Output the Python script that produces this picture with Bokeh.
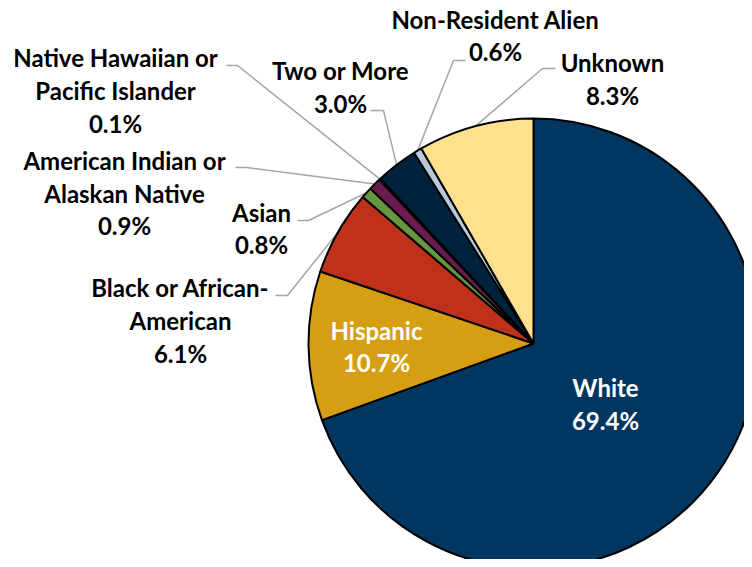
import math
from bokeh.plotting import figure
from bokeh.models import Range1d
from bokeh.core.properties import value
from bokeh.embed import file_html
from bokeh.resources import INLINE

# ---- data ----
categories = ["White", "Hispanic", "Black or African-American", "Asian",
              "American Indian or Alaskan Native", "Native Hawaiian or Pacific Islander",
              "Two or More", "Non-Resident Alien", "Unknown"]
percents = [69.4, 10.7, 6.1, 0.8, 0.9, 0.1, 3.0, 0.6, 8.3]
colors = ["#003660", "#D69E12", "#C0311C", "#679641", "#6A1C4E", "#1A1A1A",
          "#00233D", "#B8C9D9", "#FFE08C"]
label_lines = [["White", "69.4%"], ["Hispanic", "10.7%"],
               ["Black or African-", "American", "6.1%"], ["Asian", "0.8%"],
               ["American Indian or", "Alaskan Native", "0.9%"],
               ["Native Hawaiian or", "Pacific Islander", "0.1%"],
               ["Two or More", "3.0%"], ["Non-Resident Alien", "0.6%"],
               ["Unknown", "8.3%"]]

# ---- layout (picture pixel coordinates) ----
W, H = 744, 559
def px(x): return x
def py(y): return H - y

CX, CY, R = px(533), py(343), 225
label_pos = {  # center x, first line y, line step
    "White": (605, 387, 33), "Hispanic": (376, 330, 32),
    "Black or African-American": (180, 287, 33), "Asian": (261, 212, 32),
    "American Indian or Alaskan Native": (124, 160, 32.5),
    "Native Hawaiian or Pacific Islander": (115, 57, 33),
    "Two or More": (340, 70, 33), "Non-Resident Alien": (495, 19, 32),
    "Unknown": (612, 62, 33)}
leaders = {  # start point, elbow point
    "Native Hawaiian or Pacific Islander": ((226, 65), (237, 65)),
    "American Indian or Alaskan Native": ((235, 167), (246, 167)),
    "Asian": ((297, 220), (308, 220)),
    "Black or African-American": ((275, 295), (287, 295)),
    "Two or More": ((370, 110), (383, 110)),
    "Non-Resident Alien": ((465, 60), (453, 60)),
    "Unknown": ((555, 68), (542, 68))}
inside = {"White", "Hispanic"}

p = figure(width=W, height=H, output_backend="svg", toolbar_location=None,
           x_range=Range1d(0, W), y_range=Range1d(0, H), min_border=0)
p.axis.visible = False
p.grid.visible = False
p.outline_line_color = None
p.background_fill_color = "white"

total = sum(percents)
starts, ends, mids = [], [], []
cum = 0.0
for v in percents:
    f0 = cum / total
    cum += v
    f1 = cum / total
    starts.append(math.pi / 2 - 2 * math.pi * f0)
    ends.append(math.pi / 2 - 2 * math.pi * f1)
    mids.append(math.pi / 2 - 2 * math.pi * (f0 + f1) / 2)

# leader lines
for cat, mid in zip(categories, mids):
    if cat in leaders:
        (sx, sy), (ex, ey) = leaders[cat]
        tx = CX + R * math.cos(mid)
        ty = CY + R * math.sin(mid)
        p.line([px(sx), px(ex), tx], [py(sy), py(ey), ty],
               line_color="#A6A6A6", line_width=1.5)

p.wedge(x=[CX] * len(percents), y=[CY] * len(percents), radius=R,
        start_angle=starts, end_angle=ends, direction="clock",
        fill_color=colors, line_color="black", line_width=2)

for cat, lines in zip(categories, label_lines):
    x0, y0, step = label_pos[cat]
    xs = [px(x0)] * len(lines)
    ys = [py(y0 + i * step) for i in range(len(lines))]
    p.text(x=xs, y=ys, text=lines, text_align="center", text_baseline="middle",
           text_font=value("Lato"), text_font_style="bold", text_font_size="24px",
           text_color="white" if cat in inside else "black")

open("out.html", "w").write(file_html(p, INLINE))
■ ■ ■
*Given instruction*
Repeat, word for word and with no pictures, only the lines running from the beginning of the data to the line that contains "def py(y): return H - y".

*Problem solution*
Output the Python script that produces this picture with Bokeh.
import math
from bokeh.plotting import figure
from bokeh.models import Range1d
from bokeh.core.properties import value
from bokeh.embed import file_html
from bokeh.resources import INLINE

# ---- data ----
categories = ["White", "Hispanic", "Black or African-American", "Asian",
              "American Indian or Alaskan Native", "Native Hawaiian or Pacific Islander",
              "Two or More", "Non-Resident Alien", "Unknown"]
percents = [69.4, 10.7, 6.1, 0.8, 0.9, 0.1, 3.0, 0.6, 8.3]
colors = ["#003660", "#D69E12", "#C0311C", "#679641", "#6A1C4E", "#1A1A1A",
          "#00233D", "#B8C9D9", "#FFE08C"]
label_lines = [["White", "69.4%"], ["Hispanic", "10.7%"],
               ["Black or African-", "American", "6.1%"], ["Asian", "0.8%"],
               ["American Indian or", "Alaskan Native", "0.9%"],
               ["Native Hawaiian or", "Pacific Islander", "0.1%"],
               ["Two or More", "3.0%"], ["Non-Resident Alien", "0.6%"],
               ["Unknown", "8.3%"]]

# ---- layout (picture pixel coordinates) ----
W, H = 744, 559
def px(x): return x
def py(y): return H - y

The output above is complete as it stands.